Exercise brief: Search the listing below for the string "Write" and copy every line where it occurs.

* START Data supplied *

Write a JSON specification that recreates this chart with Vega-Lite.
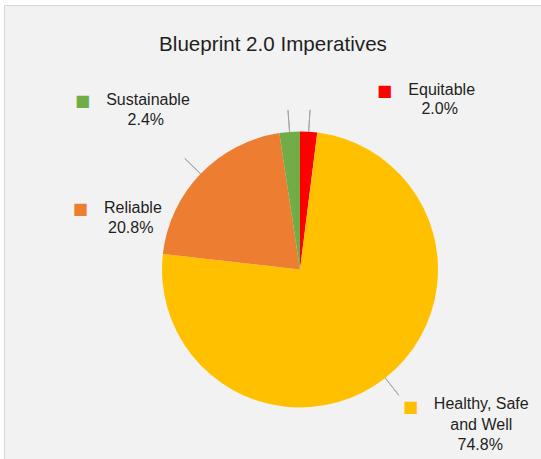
{
  "$schema": "https://vega.github.io/schema/vega-lite/v6.json",
  "width": 592,
  "height": 529,
  "autosize": {"type": "none"},
  "padding": {"left": 4, "top": 5, "right": 0, "bottom": 0},
  "background": "#ffffff",
  "config": {
    "view": {"fill": "#f2f2f2", "stroke": "#d9d9d9", "strokeWidth": 1},
    "style": {"view": {"fill": "#f2f2f2", "stroke": "#d9d9d9", "strokeWidth": 1}},
    "font": "Liberation Sans"
  },
  "title": {
    "text": "Blueprint 2.0 Imperatives",
    "font": "Liberation Sans",
    "fontSize": 20.6,
    "fontWeight": "normal",
    "color": "#1f1f1f",
    "anchor": "middle",
    "dx": -27,
    "offset": -67,
    "baseline": "alphabetic"
  },
  "data": {
    "values": [
      {"name": "Equitable", "share": 0.020},
      {"name": "Healthy, Safe\nand Well", "share": 0.748},
      {"name": "Reliable", "share": 0.208},
      {"name": "Sustainable", "share": 0.024}
    ]
  },
  "encoding": {
    "theta": {"field": "share", "type": "quantitative", "stack": true},
    "order": {"field": "name", "type": "ordinal", "sort": "ascending"}
  },
  "layer": [
    {
      "mark": {"type": "arc", "radius": 138},
      "encoding": {
        "color": {
          "field": "name",
          "type": "nominal",
          "legend": null,
          "scale": {
            "domain": ["Equitable", "Healthy, Safe\nand Well", "Reliable", "Sustainable"],
            "range": ["#ff0000", "#ffc000", "#ed7d31", "#70ad47"]
          }
        }
      }
    },
    {
      "transform": [
        {"stack": "share", "groupby": [], "sort": [{"field": "name", "order": "ascending"}], "as": ["lead_start", "lead_end"]}
      ],
      "mark": {
        "type": "arc",
        "radius": 160,
        "radius2": 138,
        "thetaOffset": {"expr": "datum.share * PI"},
        "theta2Offset": {"expr": "-datum.share * PI"},
        "filled": false,
        "color": "#a6a6a6",
        "strokeWidth": 1
      },
      "encoding": {
        "theta": {"field": "lead_start", "type": "quantitative", "stack": null},
        "theta2": {"field": "lead_end"}
      }
    },
    {
      "mark": {"type": "text", "radius": 138, "fontSize": 16, "color": "#1f1f1f", "align": "center", "baseline": "alphabetic", "dx": 133, "dy": -37},
      "encoding": {"detail": {"field": "name"}, "text": {"condition": {"test": "datum.name === 'Equitable'", "field": "name"}, "value": ""}}
    },
    {
      "mark": {"type": "text", "radius": 138, "fontSize": 16, "color": "#1f1f1f", "align": "center", "baseline": "alphabetic", "dx": 131, "dy": -17.5},
      "encoding": {"detail": {"field": "name"}, "text": {"condition": {"test": "datum.name === 'Equitable'", "field": "share", "format": ".1%"}, "value": ""}}
    },
    {
      "mark": {"type": "text", "radius": 138, "font": "DejaVu Sans", "fontSize": 16, "color": "#ff0000", "align": "center", "baseline": "middle", "dx": 76, "dy": -41},
      "encoding": {"detail": {"field": "name"}, "text": {"condition": {"test": "datum.name === 'Equitable'", "value": "■"}, "value": ""}}
    },
    {
      "mark": {"type": "text", "radius": 138, "fontSize": 16, "color": "#1f1f1f", "align": "center", "baseline": "alphabetic", "lineBreak": "\n", "lineHeight": 20.5, "dx": 96, "dy": 31.3},
      "encoding": {"detail": {"field": "name"}, "text": {"condition": {"test": "datum.name === 'Healthy, Safe\\nand Well'", "field": "name"}, "value": ""}}
    },
    {
      "mark": {"type": "text", "radius": 138, "fontSize": 16, "color": "#1f1f1f", "align": "center", "baseline": "alphabetic", "dx": 95, "dy": 72},
      "encoding": {"detail": {"field": "name"}, "text": {"condition": {"test": "datum.name === 'Healthy, Safe\\nand Well'", "field": "share", "format": ".1%"}, "value": ""}}
    },
    {
      "mark": {"type": "text", "radius": 138, "font": "DejaVu Sans", "fontSize": 16, "color": "#ffc000", "align": "center", "baseline": "middle", "dx": 25.2, "dy": 29},
      "encoding": {"detail": {"field": "name"}, "text": {"condition": {"test": "datum.name === 'Healthy, Safe\\nand Well'", "value": "■"}, "value": ""}}
    },
    {
      "mark": {"type": "text", "radius": 138, "fontSize": 16, "color": "#1f1f1f", "align": "center", "baseline": "alphabetic", "dx": -67.7, "dy": 39.6},
      "encoding": {"detail": {"field": "name"}, "text": {"condition": {"test": "datum.name === 'Reliable'", "field": "name"}, "value": ""}}
    },
    {
      "mark": {"type": "text", "radius": 138, "fontSize": 16, "color": "#1f1f1f", "align": "center", "baseline": "alphabetic", "dx": -69.9, "dy": 59},
      "encoding": {"detail": {"field": "name"}, "text": {"condition": {"test": "datum.name === 'Reliable'", "field": "share", "format": ".1%"}, "value": ""}}
    },
    {
      "mark": {"type": "text", "radius": 138, "font": "DejaVu Sans", "fontSize": 16, "color": "#ed7d31", "align": "center", "baseline": "middle", "dx": -120.4, "dy": 35.3},
      "encoding": {"detail": {"field": "name"}, "text": {"condition": {"test": "datum.name === 'Reliable'", "value": "■"}, "value": ""}}
    },
    {
      "mark": {"type": "text", "radius": 138, "fontSize": 16, "color": "#1f1f1f", "align": "center", "baseline": "alphabetic", "dx": -141.6, "dy": -26.9},
      "encoding": {"detail": {"field": "name"}, "text": {"condition": {"test": "datum.name === 'Sustainable'", "field": "name"}, "value": ""}}
    },
    {
      "mark": {"type": "text", "radius": 138, "fontSize": 16, "color": "#1f1f1f", "align": "center", "baseline": "alphabetic", "dx": -143.8, "dy": -6.9},
      "encoding": {"detail": {"field": "name"}, "text": {"condition": {"test": "datum.name === 'Sustainable'", "field": "share", "format": ".1%"}, "value": ""}}
    },
    {
      "mark": {"type": "text", "radius": 138, "font": "DejaVu Sans", "fontSize": 16, "color": "#70ad47", "align": "center", "baseline": "middle", "dx": -207.1, "dy": -30.9},
      "encoding": {"detail": {"field": "name"}, "text": {"condition": {"test": "datum.name === 'Sustainable'", "value": "■"}, "value": ""}}
    }
  ]
}
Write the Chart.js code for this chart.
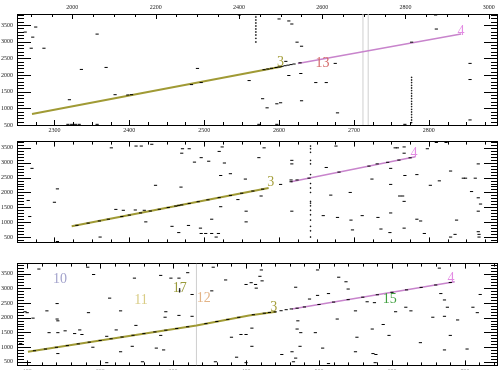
<!DOCTYPE html>
<html><head><meta charset="utf-8">
<script src="https://cdn.jsdelivr.net/npm/chart.js@4"></script>
<style>
body{margin:0;background:#fff;width:502px;height:373px;overflow:hidden;position:relative}
canvas{position:absolute;left:0}
</style></head>
<body>
<canvas id="c1" width="502" height="136" style="top:0px"></canvas>
<canvas id="c2" width="502" height="116" style="top:134px"></canvas>
<canvas id="c3" width="502" height="117" style="top:256px"></canvas>
<script>
// ================= DATA =================
const yTicks = [500,1000,1500,2000,2500,3000,3500];
const p1TopTicks = [2000,2200,2400,2600,2800,3000];
const p1BottomTicks = [2300,2400,2500,2600,2700,2800];
const p3BottomTicks = [100,200,300,400,500,600,700];

// panel 1
const p1Dots = [
[2275,3439],[2261,3288],[2271,3136],[2269,2803],[2286,2803],[2357,3227],[2336,2167],[2369,2227],[2491,2197],[2320,1258],[2381,1409],[2398,1400],[2403,1410],
[2318,520],[2323,520],[2328,520],[2333,520],[2357,520],
[2547,3800],[2560,1833],
[2600,3681],[2613,3621],[2617,3530],[2624,2985],[2630,2863],[2609,2409],[2613,1985],[2629,2045],[2649,1773],[2663,1773],[2675,2348],
[2578,1288],[2584,1015],[2597,1136],[2602,1167],[2630,1227],[2678,864],[2573,520],[2597,520],
[2809,3800],[2810,3379],
[2768,520],[2855,2348],[2855,1864],[2855,652],
[2483,1712],[2496,1773],[2777,2985],
[2580,2160],[2585,2180],[2590,2200],[2596,2225],[2600,2240],[2604,2260],[2608,2278],[2612,2295],[2616,2312],[2620,2330],[2628,2365]
];
const p1Columns = [
[2569,3820],[2569,3740],[2569,3650],[2569,3560],[2569,3470],[2569,3380],[2569,3290],[2569,3200],[2569,3100],[2569,2990],
[2777,1930],[2777,1850],[2777,1770],[2777,1690],[2777,1610],[2777,1530],[2777,1450],[2777,1370],[2777,1290],[2777,1210],[2777,1130],[2777,1050],[2777,970],[2777,890],[2777,810],[2777,730],[2777,650],[2777,570]
];
const p1Olive = [[2270,833],[2604,2257]];
const p1Purple = [[2625,2348],[2843,3227]];
const p1Guides = [2712,2719];
const p1Labels = [['3',2602,2379],['13',2658,2348],['4',2843,3318]];

// panel 2
const p2Dots = [
[2270,2810],[2265,1730],[2304,2120],[2300,1670],[2267,1190],[2304,350],[2361,500],[2376,3500],[2409,3560],[2416,3560],[2430,3620],[2435,2240],[2469,2180],[2470,3320],[2471,3470],[2480,3470],[2487,3020],[2496,3170],[2506,3050],[2520,3380],[2524,3530],[2527,2990],[2522,2570],[2535,2630],[2555,2450],[2545,1760],[2522,1520],[2556,1370],[2556,1010],[2510,1100],[2479,890],[2422,1010],[2457,860],[2466,650],[2495,800],[2496,620],[2502,620],[2510,620],[2519,620],[2516,500],[2382,1430],[2392,1400],[2408,1410],[2420,1400],
[2580,3500],[2573,3170],
[2617,3080],[2617,2960],[2676,3560],[2663,2840],[2616,2420],[2624,2420],[2602,2270],[2576,1880],[2617,1370],[2669,1910],[2695,2000],[2659,1220],[2678,1160],[2696,1070],[2711,1220],[2732,1160],[2724,2450],[2698,740],[2736,770],[2748,650],[2749,2270],[2749,1310],[2749,2810],[2755,3500],[2758,3500],[2767,3530],[2767,3320],[2768,2570],[2761,1880],[2765,1880],[2767,1700],[2767,800],[2784,1100],[2789,1040],[2784,2600],[2794,620],[2798,3470],[2802,2240],[2814,2390],[2810,3680],[2823,3680],[2829,2720],[2829,500],[2837,1070],[2835,590],[2846,2480],[2849,2480],[2862,2480],[2857,2030],[2866,1820],[2866,1370],[2869,1610],[2866,680],[2867,590],[2867,500],[2866,2960],
[2330,894],[2345,968],[2360,1041],[2372,1100],[2390,1189],[2400,1238],[2415,1311],[2428,1375],[2440,1434],[2452,1493],[2462,1542],[2466,1565],[2470,1581],[2480,1630],[2492,1689],[2505,1753],[2520,1826],[2535,1900],[2550,1973],[2565,2047],[2578,2111],
[2616,2360],[2640,2481],[2680,2684],[2720,2886],[2731,2960],[2745,3013],[2760,3089],[2775,3165]
];
const p2Columns = [
[2642,3560],[2642,3470],[2642,3350],[2642,3080],[2642,2960],[2642,2600],[2642,2300],[2642,2150],[2642,2000],[2642,1700],[2642,1640],[2642,1550],[2642,1400],[2642,1250],[2642,1070],[2642,860],[2642,710],[2642,500]
];
const p2Olive = [[2323,860],[2586,2150]];
const p2Purple = [[2616,2360],[2782,3200]];
const p2Guides = [];
const p2Labels = [['3',2589,2330],['4',2780,3320]];

// panel 3
const p3Dots = [
[116,3652],[183,3714],[191,3466],[97,2200],[100,2169],[108,1983],[127,2230],[141,2478],[141,1952],[142,1891],[130,1489],[142,1489],[152,1551],[165,1458],[172,1582],[175,1427],[91,1118],[142,778],[190,994],[184,2169],[213,2663],[209,1365],[222,1582],[228,2230],[228,840],[209,469],[244,1025],[249,1736],[258,500],[247,3343],[283,3436],[297,3343],[308,3343],[290,2200],[289,2014],[308,2076],[326,2045],[320,3528],[326,2787],[277,964],[287,902],[283,1396],
[355,3714],[353,2910],[372,3281],[358,500],[380,1334],[393,1427],[387,655],[400,3127],[400,1427],[400,469],
[421,3621],[419,3405],[422,3250],[413,3127],[414,3003],[498,3621],[527,3374],[537,3219],[468,3034],[540,2972],[498,2756],[513,2818],[487,2632],[566,2539],[576,2509],[667,2818],[672,2601],[721,2787],[676,2354],[711,2354],[605,2200],[619,2354],[626,2230],[550,2230],[656,2014],[672,2045],[690,1921],[717,2169],
[408,1643],[471,1891],[470,1612],[475,1489],[495,1489],[525,1952],[552,1334],[588,1767],[573,1612],[596,1396],[639,1149],[680,1396],[408,1025],[474,1025],[505,964],[449,747],[463,840],[468,624],[465,500],[550,840],[574,778],[578,747],[672,902],[703,933],[577,469],[513,438],[665,3683],[407,3188],
[110,875],[125,933],[140,991],[155,1049],[170,1108],[185,1166],[200,1224],[215,1282],[230,1340],[245,1399],[260,1457],[275,1515],[290,1573],[305,1631],[320,1690],[345,1797],[360,1868],[375,1939],[390,2010],[410,2100],[425,2150],[432,2175],[440,2195],[448,2235],[455,2270],[462,2295],[470,2321],
[480,2363],[500,2446],[520,2529],[540,2612],[560,2695],[580,2778],[600,2861],[620,2944],[640,3027],[660,3110],[680,3193]
];
const p3Columns = [[309,2972],[309,2920],[309,2879]];
const p3Olive = [[101,840],[332,1736],[404,2076],[441,2200]];
const p3Purple = [[463,2292],[686,3219]];
const p3Guides = [332];
const p3Labels = [['10',145,3312],['11',256,2601],['17',309,3003],['12',342,2663],['3',438,2354],['15',597,2632],['4',681,3343]];

// ================= STYLE =================
const labelColors = {'3':'#a59f3c','4':'#e38be3','13':'#d46a6a','10':'#a3a3cc','11':'#d9cc85','17':'#9a9a3a','12':'#e3b487','15':'#3f9f3f'};
const tickFont = {family:'Liberation Serif', size:6};

const innerTicks = {
  id:'innerTicks',
  afterDatasetsDraw(chart, args, opts){
    const ctx = chart.ctx, a = chart.chartArea;
    ctx.save(); ctx.strokeStyle = '#000'; ctx.lineWidth = 1;
    for (const id in opts.cfg || {}) {
      const s = chart.scales[id], o = opts.cfg[id];
      if (!s) continue;
      const start = Math.ceil(s.min / o.minor) * o.minor;
      for (let v = start; v <= s.max + 1e-9; v += o.minor) {
        const r = v / o.major;
        const major = Math.abs(r - Math.round(r)) < 1e-6;
        const len = major ? o.majorLen : o.minorLen;
        const p = Math.round(s.getPixelForValue(v)) + 0.5;
        ctx.beginPath();
        if (s.position === 'left') { ctx.moveTo(a.left, p); ctx.lineTo(a.left + len, p); }
        else if (s.position === 'right') { ctx.moveTo(a.right, p); ctx.lineTo(a.right - len, p); }
        else if (s.position === 'top') { ctx.moveTo(p, a.top); ctx.lineTo(p, a.top + len); }
        else { ctx.moveTo(p, a.bottom); ctx.lineTo(p, a.bottom - len); }
        ctx.stroke();
      }
    }
    ctx.restore();
  }
};
const textLabels = {
  id:'textLabels',
  afterDatasetsDraw(chart, args, opts){
    const ctx = chart.ctx, xs = chart.scales.x, ys = chart.scales.y;
    ctx.save();
    ctx.font = '14px "Liberation Serif"';
    ctx.textAlign = 'center'; ctx.textBaseline = 'middle';
    (opts.items || []).forEach(([t, x, y]) => {
      ctx.fillStyle = labelColors[t] || '#000';
      ctx.fillText(t, xs.getPixelForValue(x), ys.getPixelForValue(y));
    });
    ctx.restore();
  }
};
Chart.register(innerTicks, textLabels);

const pts = a => a.map(([x, y]) => ({x, y}));

function datasets(dots, cols, olive, purple, guides, yMin, yMax){
  const ds = [
    {data: pts(dots), showLine:false, pointStyle:'line', pointRadius:1.6, pointBorderColor:'#000', pointBorderWidth:1, order:0},
    {data: pts(cols), showLine:false, pointStyle:'rect', pointRadius:0.6, pointBackgroundColor:'#000', pointBorderColor:'#000', pointBorderWidth:0.6, order:0},
    {data: pts(olive), showLine:true, borderColor:'#a09a35', borderWidth:2, pointRadius:0, order:2},
    {data: pts(purple), showLine:true, borderColor:'#c884cc', borderWidth:1.5, pointRadius:0, order:2}
  ];
  guides.forEach(g => ds.push({data:[{x:g, y:yMin},{x:g, y:yMax}], showLine:true, borderColor:'#cfcfcf', borderWidth:1, pointRadius:0, order:3}));
  return ds;
}

function axis(pos, min, max, size, tickVals, pad){
  const horizontal = (pos === 'top' || pos === 'bottom');
  return {
    type:'linear', position:pos, min, max,
    grid:{display:true, drawOnChartArea:false, drawTicks:false},
    border:{display:true, color:'#000', width:1},
    ticks:{display: !!tickVals, font: tickFont, color:'#222', padding: pad || 3, maxRotation:0, autoSkip:false,
           callback: v => String(v)},
    afterBuildTicks: s => { if (tickVals) s.ticks = tickVals.filter(v => v >= min && v <= max).map(v => ({value:v})); },
    afterFit: s => { if (horizontal) s.height = size; else s.width = size; }
  };
}

function panel(id, cfg){
  new Chart(document.getElementById(id), {
    type:'scatter',
    data:{datasets: datasets(cfg.dots, cfg.cols, cfg.olive, cfg.purple, cfg.guides, cfg.y[0], cfg.y[1])},
    options:{
      responsive:false, animation:false, devicePixelRatio:1,
      layout:{padding:0},
      scales:{
        x: axis('bottom', cfg.x[0], cfg.x[1], cfg.bottomH, cfg.bottomTicks, 2),
        x2: axis('top', cfg.x2[0], cfg.x2[1], cfg.topH, cfg.topTicks, 3),
        y: axis('left', cfg.y[0], cfg.y[1], 17, yTicks, 4),
        y2: axis('right', cfg.y[0], cfg.y[1], 1, null)
      },
      plugins:{
        legend:{display:false}, tooltip:{enabled:false},
        textLabels:{items: cfg.labels},
        innerTicks:{cfg:{
          x:{major:cfg.xMajor, minor:cfg.xMinor, majorLen:5, minorLen:3},
          x2:{major:cfg.x2Major, minor:cfg.x2Minor, majorLen:5, minorLen:3},
          y:{major:500, minor:100, majorLen:14, minorLen:7},
          y2:{major:500, minor:100, majorLen:13, minorLen:6}
        }}
      }
    }
  });
}

panel('c1', {dots:p1Dots, cols:p1Columns, olive:p1Olive, purple:p1Purple, guides:p1Guides, labels:p1Labels,
  x:[2250,2891], x2:[1867,3020], y:[500,3830], bottomH:11, topH:14,
  bottomTicks:p1BottomTicks, topTicks:p1TopTicks, xMajor:100, xMinor:25, x2Major:200, x2Minor:50});
panel('c2', {dots:p2Dots, cols:p2Columns, olive:p2Olive, purple:p2Purple, guides:p2Guides, labels:p2Labels,
  x:[2250,2891], x2:[2250,2891], y:[320,3710], bottomH:2, topH:1,
  bottomTicks:null, topTicks:null, xMajor:100, xMinor:25, x2Major:100, x2Minor:25});
panel('c3', {dots:p3Dots, cols:p3Columns, olive:p3Olive, purple:p3Purple, guides:p3Guides, labels:p3Labels,
  x:[86,744], x2:[86,744], y:[376,3837], bottomH:4, topH:1,
  bottomTicks:p3BottomTicks, topTicks:null, xMajor:100, xMinor:20, x2Major:100, x2Minor:20});
</script>
</body></html>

* END Data supplied *

Final result:
Write a JSON specification that recreates this chart with Vega-Lite.
Write the Chart.js code for this chart.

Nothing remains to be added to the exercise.